Contractuelle : structuration d’accords intelligents, négociation sur données réelles, respect des engagements.
Opérationnelle : animation de la gouvernance cloud, documentation, outillage, reporting transverse.
Il joue un rôle de :
Capteur de la réalité technique (Greenbook, consommation)
Négociateur éclairé (PPSI, SaaS, licences)
Comptable des engagements (burn rate, respect des seuils)
Garant de la cohérence entre usage, contrat et gouvernance
Dans le cadre des achats, l’enjeu est clair : transformer une jungle contractuelle en un système pilotable, évolutif, aligné sur les projets métiers et les contraintes budgétaires.

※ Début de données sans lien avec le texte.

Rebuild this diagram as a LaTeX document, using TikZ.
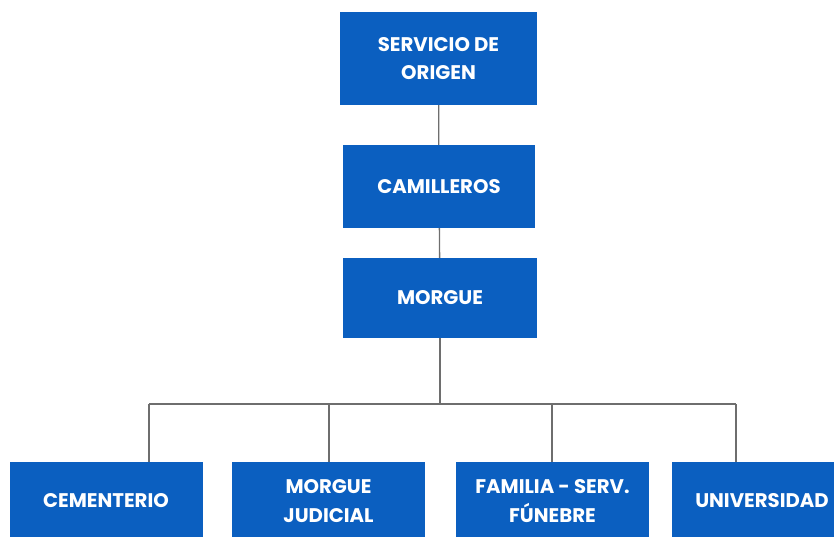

Dans cette logique, le FinOps devient un pilier de la performance digitale, élargissant son périmètre à d’autres domaines clés :
Pilotage de la sobriété numérique : réduction de l’empreinte environnementale via l’optimisation des workloads.
Gestion des SaaS et shadow IT : rationalisation des licences, meilleure visibilité sur les abonnements tiers.
Mesure de la valeur métier : mise en place de KPIs centrés sur l’usage, l’efficacité et la rentabilité des services cloud.
Sécurité financière du cloud : anticipation des dérives budgétaires, gestion proactive des risques d’engagement excessif.
En somme, le FinOps évolue vers une fonction de pilotage stratégique, au carrefour de l’architecture, de la finance et de la gouvernance IT. Il contribue directement à la compétitivité des entreprises dans un contexte où l’agilité, la maîtrise des coûts et la conformité deviennent indissociables.